- Leader: Atilla Sarp Ertuğrul Kürkçü Bülent Uluer
- Founded: 10 October 1969
- Preceded by: Federation of Debate Clubs
- Dissolved: 27 April 1971
- Merged into: People's Liberation Party-Front of Turkey
- Ideology: Communism Marxism-Leninism
- Newspaper: Dev Genç

= Revolutionary Youth Federation of Turkey =

Marxist-Leninist organization in Turkey

The Revolutionary Youth Federation of Turkey (Türkiye Devrimci Gençlik Federasyonu), often known simply as Revolutionary Youth (Devrimci Gençlik, DEV-GENÇ) was a Marxist-Leninist organization founded in 1965 in Turkey and banned in 1971 after the 1971 Turkish coup d'état, continuing for some time as an underground organization. It was founded in 1965 as the Federation of Debate Clubs and renamed in 1969.

Dev-Genç members set U.S. Ambassador Robert Komer's car on fire in 1969 while he was visiting an Ankara university campus. Dev-Genç members participated in the protests against the United States Sixth Fleet anchoring in Turkey (June 1967 to February 1969) and also played an active role in the workers' actions on 15–16 June 1970.

Members included were Ulaş Bardakçı, Mahir Çayan, Cihan Alptekin and Necmettin Büyükkaya.

CIA agent Aldrich Ames was able to unveil the identity of a large number of members.

Following the 1971 coup, 226 alleged members of Dev-Genç were tried at Ankara Military Court No. 1, 154 alleged members were tried at Istanbul Military Court No. 2 and 34 alleged members were tried at Diyarbakır Military Court.

==Development after 1971==
There were a number of initiatives to continue the tradition of the Revolutionary Youth movement of the late 1960s. After the amnesty of 1974 many members of the illegal People's Liberation Party-Front of Turkey (THKP-C) were released from prison. They first gathered in students' associations such as İYÖD and AYÖD (short for Istanbul and Ankara Students' Association). On 1 November 1975 the first edition of the journal “Emperyalizme ve Oligarşiye Karşı Devrimci Gençlik” (Revolutionary Youth against Imperialism and Oligarchy) was issued. Its editor-in-chief was Taner Akçam. In 1976 the journal was renamed as Dev-Genç.

On 9 August 1976 the Federation of Revolutionary Youth Associations in Turkey (TDGDF) was founded. They had difficulties in getting their statute approved by the government. Therefore, another formation called "Tüm Dev-Genç" and abbreviated DGDF was founded in Ankara on 7 June 1978 by 26 representatives of Dev-Genç. The DGDF mainly followed the ideas of Devrimci Yol.

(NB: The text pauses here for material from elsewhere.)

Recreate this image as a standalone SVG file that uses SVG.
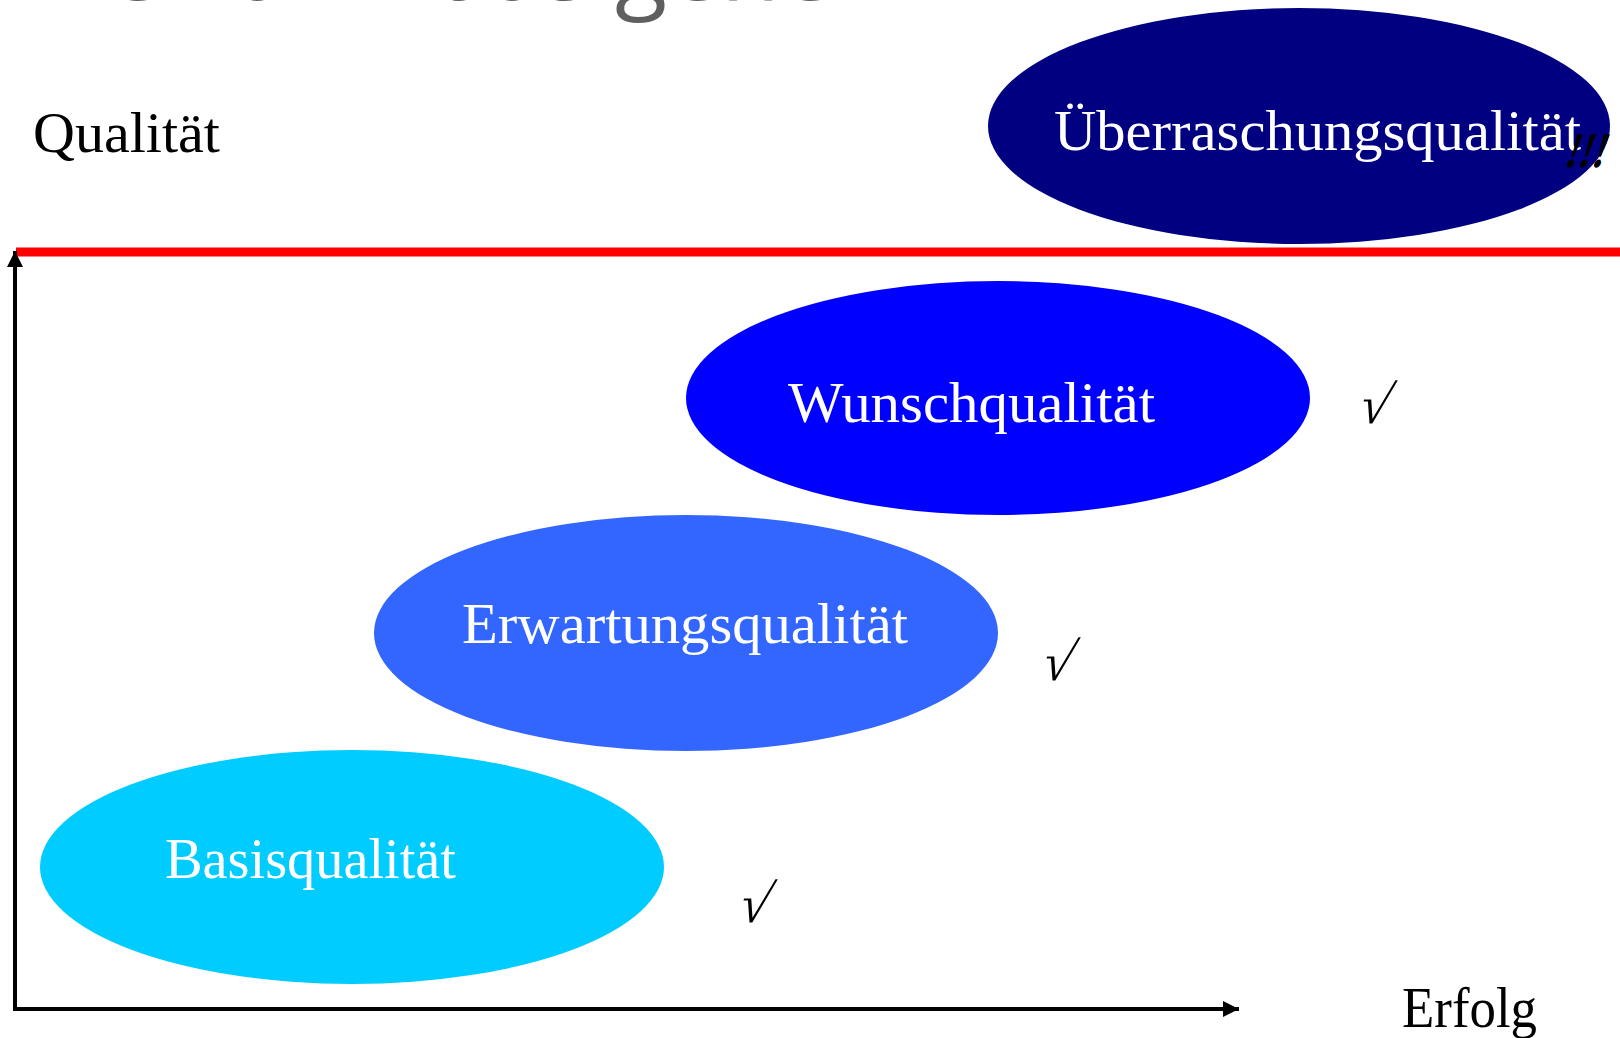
<svg xmlns="http://www.w3.org/2000/svg" width="1620" height="1038" viewBox="0 0 1620 1038">
<style>
.lbl{font-family:"Liberation Serif","DejaVu Serif",serif;font-size:58px;fill:#ffffff}
.blk{font-family:"Liberation Serif","DejaVu Serif",serif;font-size:58px;fill:#000000}
.chk{font-family:"Liberation Serif","DejaVu Serif",serif;font-size:54px;fill:#000000}
.ttl{font-family:"Open Sans","Liberation Sans",sans-serif;font-size:96px;fill:#5f5f5f}
</style>
<defs>
<marker id="ah" viewBox="0 0 16 16" refX="16" refY="8" markerWidth="16" markerHeight="16" markerUnits="userSpaceOnUse" orient="auto">
<path d="M0,0 L16,8 L0,16 Z" fill="#000"/>
</marker>
</defs>
<rect width="1620" height="1038" fill="#ffffff"/>
<text class="ttl" x="-6" y="0">Wie kann das gehen</text>
<text class="blk" x="33" y="152" textLength="187" lengthAdjust="spacingAndGlyphs">Qualität</text>
<text class="blk" x="1402" y="1027" textLength="135" lengthAdjust="spacingAndGlyphs">Erfolg</text>
<g id="connectors">
<line x1="16" y1="252" x2="1620" y2="252" stroke="#ff0000" stroke-width="9"/>
<line x1="15" y1="1009" x2="15" y2="251" stroke="#000" stroke-width="4" marker-end="url(#ah)"/>
<line x1="13" y1="1009" x2="1239" y2="1009" stroke="#000" stroke-width="4" marker-end="url(#ah)"/>
</g>
<g id="ueberraschung">
<ellipse cx="1299" cy="126" rx="311" ry="118" fill="#000080"/>
<text class="lbl" x="1054" y="150" textLength="527" lengthAdjust="spacingAndGlyphs">Überraschungsqualität</text>
<text transform="translate(1563,167) skewX(-18)" font-family="Liberation Serif,serif" font-size="50" font-weight="bold" fill="#000" textLength="40" lengthAdjust="spacingAndGlyphs">!!!</text>
</g>
<g id="wunsch">
<ellipse cx="998" cy="398" rx="312" ry="117" fill="#0000ff"/>
<text class="lbl" x="788" y="422" textLength="367" lengthAdjust="spacingAndGlyphs">Wunschqualität</text>
<text class="chk" transform="translate(1356,423) skewX(-16)">√</text>
</g>
<g id="erwartung">
<ellipse cx="686" cy="633" rx="312" ry="118" fill="#3366ff"/>
<text class="lbl" x="462" y="643" textLength="446" lengthAdjust="spacingAndGlyphs">Erwartungsqualität</text>
<text class="chk" transform="translate(1039,680) skewX(-16)">√</text>
</g>
<g id="basis">
<ellipse cx="352" cy="867" rx="312" ry="117" fill="#00ccff"/>
<text class="lbl" x="165" y="878" textLength="291" lengthAdjust="spacingAndGlyphs">Basisqualität</text>
<text class="chk" transform="translate(736,922) skewX(-16)">√</text>
</g>
</svg>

Many of the victims of the 1977 Taksim Square massacre were Dev-Genç members; Dev-Genç had brought around 50,000 people to Taksim Square. Bülent Uluer, the then Secretary General of TDGDF said on 2 May 1977: "Most victims were among us. About 15 of our friends died. This was a plan of the CIA, but not the beginning nor the end. To solve these incidents, one has to look at it from a different angle."

The Federation of Revolutionary Youth Association that had branches in 60 to 70 towns in Turkey was suppressed after the 1980 coup. The name of groups under this name has turned up in various circumstances. One incident, in Turkey known as the "case of the gang with pens" (tr: kalemli çete) was taken up by Amnesty International in concern for them being prisoners of conscience and victims of torture. It refers to student campaigners who in 1996 had been conducting a peaceful campaign for changes to the education system had been subjected to torture in police custody and sentenced to up to 18 years' imprisonment on charges of membership of an illegal organization.